Lines with "Emit a Python" and "19, 20, 21, 22, 23, 24, 25]" mark the range, both included. Reproduce exactly that stretch, without pictures.

# Data:
* * *
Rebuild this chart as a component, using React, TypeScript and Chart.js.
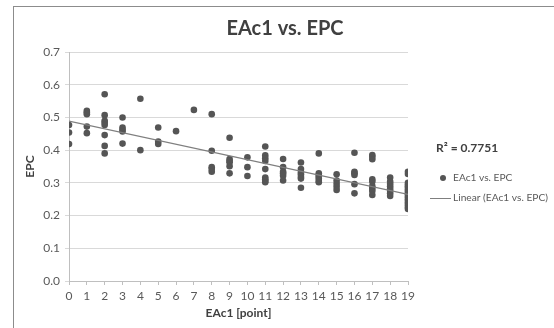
* * *
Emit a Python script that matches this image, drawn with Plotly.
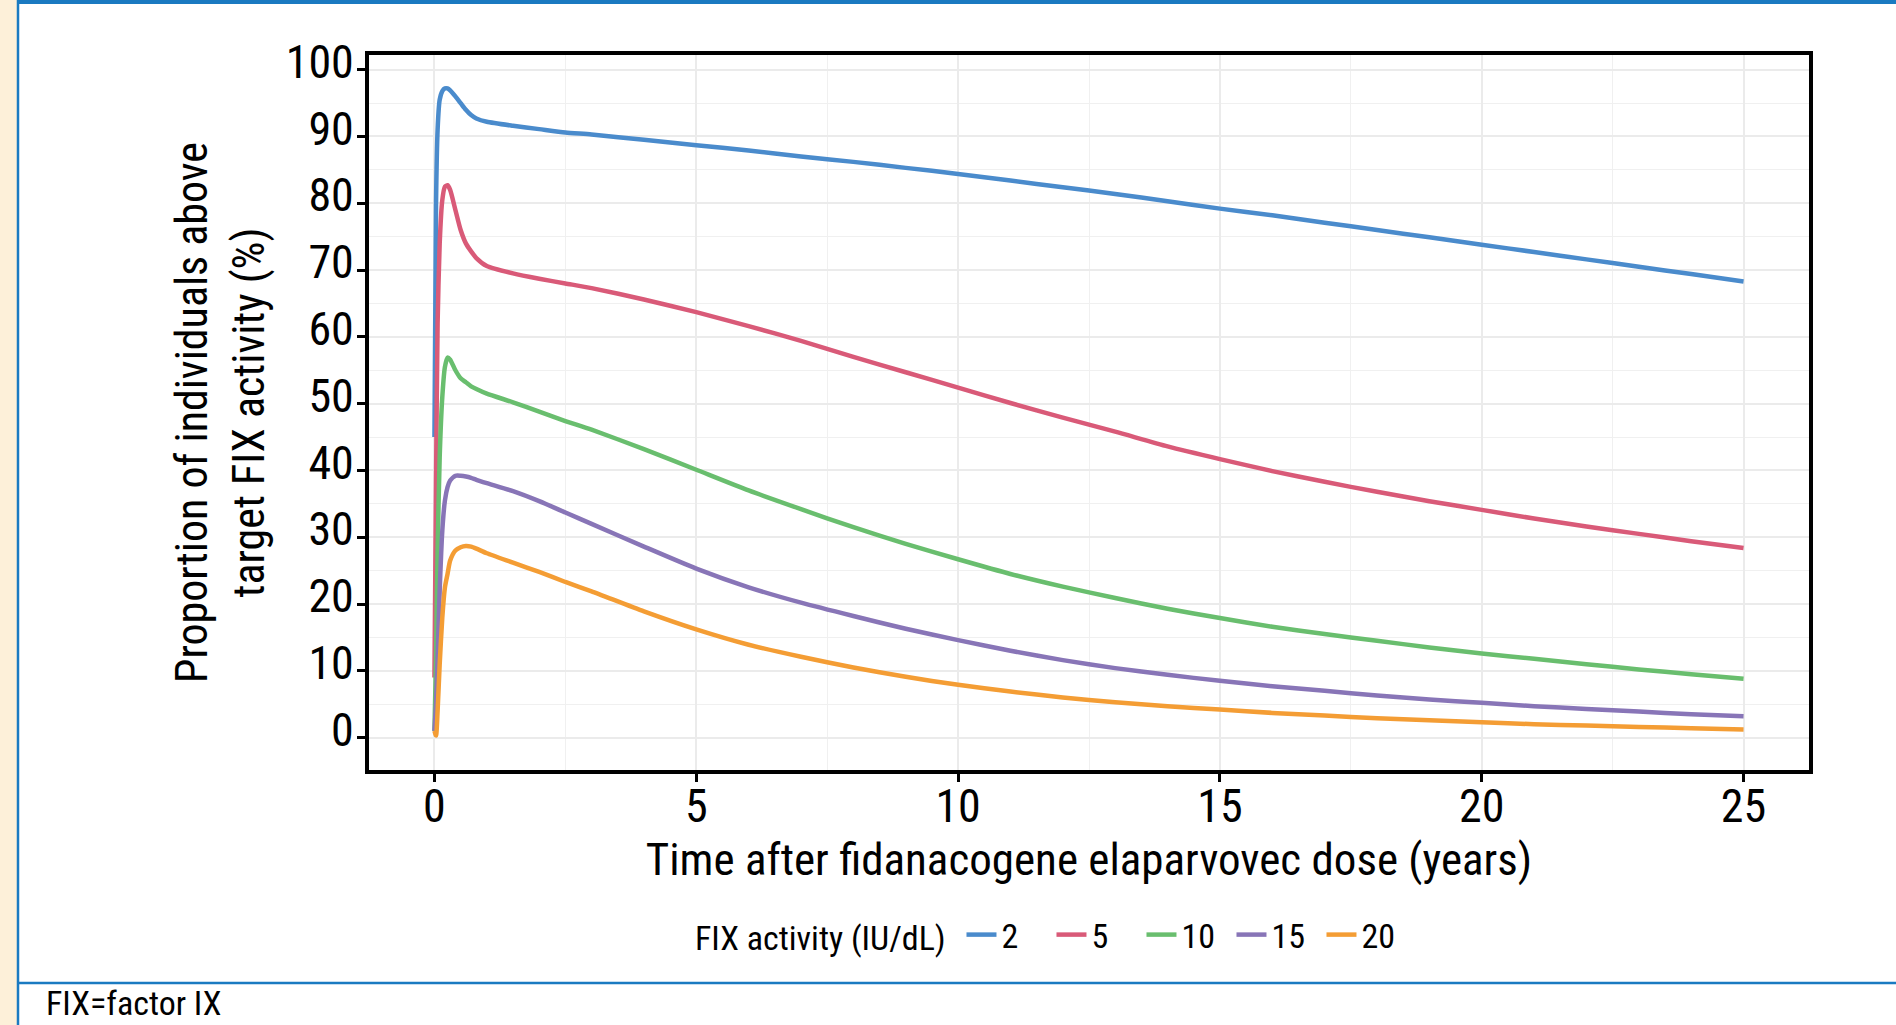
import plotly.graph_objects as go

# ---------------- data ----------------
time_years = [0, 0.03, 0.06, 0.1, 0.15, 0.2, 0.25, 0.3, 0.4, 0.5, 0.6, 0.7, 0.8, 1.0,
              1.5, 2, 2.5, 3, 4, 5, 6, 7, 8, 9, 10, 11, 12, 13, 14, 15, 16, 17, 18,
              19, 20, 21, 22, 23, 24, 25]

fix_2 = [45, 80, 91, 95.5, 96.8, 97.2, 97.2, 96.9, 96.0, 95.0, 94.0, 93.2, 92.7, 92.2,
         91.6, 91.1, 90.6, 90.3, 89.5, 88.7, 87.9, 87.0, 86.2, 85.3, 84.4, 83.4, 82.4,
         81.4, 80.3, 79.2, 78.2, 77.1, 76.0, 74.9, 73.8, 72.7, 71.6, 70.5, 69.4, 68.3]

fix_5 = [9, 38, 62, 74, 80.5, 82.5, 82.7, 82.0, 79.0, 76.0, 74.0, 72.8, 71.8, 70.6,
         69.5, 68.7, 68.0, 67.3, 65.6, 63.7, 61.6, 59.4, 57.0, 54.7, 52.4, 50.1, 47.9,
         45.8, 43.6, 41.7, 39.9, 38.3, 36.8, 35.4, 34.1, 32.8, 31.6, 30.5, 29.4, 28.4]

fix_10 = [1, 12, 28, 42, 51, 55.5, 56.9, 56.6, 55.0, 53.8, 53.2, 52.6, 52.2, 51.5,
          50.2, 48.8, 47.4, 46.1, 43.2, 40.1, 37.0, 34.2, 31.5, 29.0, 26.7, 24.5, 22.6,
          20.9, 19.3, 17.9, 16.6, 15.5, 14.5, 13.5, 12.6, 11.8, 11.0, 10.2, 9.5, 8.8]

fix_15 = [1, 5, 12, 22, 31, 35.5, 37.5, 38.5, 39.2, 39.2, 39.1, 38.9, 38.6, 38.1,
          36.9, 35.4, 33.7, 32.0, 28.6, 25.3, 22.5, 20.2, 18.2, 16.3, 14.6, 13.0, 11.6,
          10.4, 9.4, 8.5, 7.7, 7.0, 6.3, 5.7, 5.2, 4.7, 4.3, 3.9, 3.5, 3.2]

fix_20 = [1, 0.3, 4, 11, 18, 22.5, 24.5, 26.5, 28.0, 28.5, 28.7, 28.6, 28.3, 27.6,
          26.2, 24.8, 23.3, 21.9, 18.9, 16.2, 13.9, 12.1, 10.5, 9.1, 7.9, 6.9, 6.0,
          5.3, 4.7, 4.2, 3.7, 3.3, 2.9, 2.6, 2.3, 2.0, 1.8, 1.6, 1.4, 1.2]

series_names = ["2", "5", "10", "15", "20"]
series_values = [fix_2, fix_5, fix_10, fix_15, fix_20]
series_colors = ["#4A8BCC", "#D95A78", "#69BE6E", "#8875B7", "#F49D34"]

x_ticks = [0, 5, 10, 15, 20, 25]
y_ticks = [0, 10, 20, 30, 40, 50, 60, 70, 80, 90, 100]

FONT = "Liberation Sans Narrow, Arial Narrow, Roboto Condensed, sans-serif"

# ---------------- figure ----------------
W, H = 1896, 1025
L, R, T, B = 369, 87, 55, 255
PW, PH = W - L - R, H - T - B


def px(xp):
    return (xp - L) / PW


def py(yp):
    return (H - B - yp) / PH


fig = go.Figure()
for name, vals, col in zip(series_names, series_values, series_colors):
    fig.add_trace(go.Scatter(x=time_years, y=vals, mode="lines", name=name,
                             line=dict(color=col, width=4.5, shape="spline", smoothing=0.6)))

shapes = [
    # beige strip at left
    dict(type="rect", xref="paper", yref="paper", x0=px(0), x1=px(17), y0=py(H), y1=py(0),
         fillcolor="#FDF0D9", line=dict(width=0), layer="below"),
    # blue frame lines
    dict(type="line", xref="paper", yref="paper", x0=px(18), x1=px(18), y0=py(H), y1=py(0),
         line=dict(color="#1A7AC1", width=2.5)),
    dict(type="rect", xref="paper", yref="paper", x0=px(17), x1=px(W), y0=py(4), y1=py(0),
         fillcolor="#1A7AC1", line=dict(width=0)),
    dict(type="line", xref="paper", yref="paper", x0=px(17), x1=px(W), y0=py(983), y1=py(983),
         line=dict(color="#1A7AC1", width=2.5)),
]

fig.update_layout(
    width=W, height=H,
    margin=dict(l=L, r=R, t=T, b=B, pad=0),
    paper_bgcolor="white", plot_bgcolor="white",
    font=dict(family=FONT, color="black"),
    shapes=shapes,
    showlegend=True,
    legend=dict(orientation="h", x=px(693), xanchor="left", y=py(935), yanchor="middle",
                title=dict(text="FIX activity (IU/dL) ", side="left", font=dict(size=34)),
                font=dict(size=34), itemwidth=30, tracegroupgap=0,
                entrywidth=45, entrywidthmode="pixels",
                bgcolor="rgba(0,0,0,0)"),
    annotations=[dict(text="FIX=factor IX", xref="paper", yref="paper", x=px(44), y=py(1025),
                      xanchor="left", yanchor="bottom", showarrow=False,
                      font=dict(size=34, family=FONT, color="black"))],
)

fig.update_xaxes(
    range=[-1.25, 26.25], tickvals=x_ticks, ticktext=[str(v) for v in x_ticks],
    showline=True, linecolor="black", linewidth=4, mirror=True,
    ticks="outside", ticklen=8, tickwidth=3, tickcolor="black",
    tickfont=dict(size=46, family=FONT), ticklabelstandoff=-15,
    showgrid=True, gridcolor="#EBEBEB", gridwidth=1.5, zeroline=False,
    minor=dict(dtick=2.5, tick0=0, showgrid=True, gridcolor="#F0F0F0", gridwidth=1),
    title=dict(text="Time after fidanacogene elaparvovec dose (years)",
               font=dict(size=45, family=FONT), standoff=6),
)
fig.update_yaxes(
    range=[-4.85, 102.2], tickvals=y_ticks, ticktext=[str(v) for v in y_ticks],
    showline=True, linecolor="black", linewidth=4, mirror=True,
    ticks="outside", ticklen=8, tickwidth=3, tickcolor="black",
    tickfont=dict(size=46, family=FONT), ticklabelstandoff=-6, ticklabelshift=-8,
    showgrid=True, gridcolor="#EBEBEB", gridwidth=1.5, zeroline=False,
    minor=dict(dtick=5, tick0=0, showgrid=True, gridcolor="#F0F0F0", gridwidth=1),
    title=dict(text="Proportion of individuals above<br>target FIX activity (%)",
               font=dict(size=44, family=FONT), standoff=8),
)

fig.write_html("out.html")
* * *
# Result:
Emit a Python script that matches this image, drawn with Plotly.
import plotly.graph_objects as go

# ---------------- data ----------------
time_years = [0, 0.03, 0.06, 0.1, 0.15, 0.2, 0.25, 0.3, 0.4, 0.5, 0.6, 0.7, 0.8, 1.0,
              1.5, 2, 2.5, 3, 4, 5, 6, 7, 8, 9, 10, 11, 12, 13, 14, 15, 16, 17, 18,
              19, 20, 21, 22, 23, 24, 25]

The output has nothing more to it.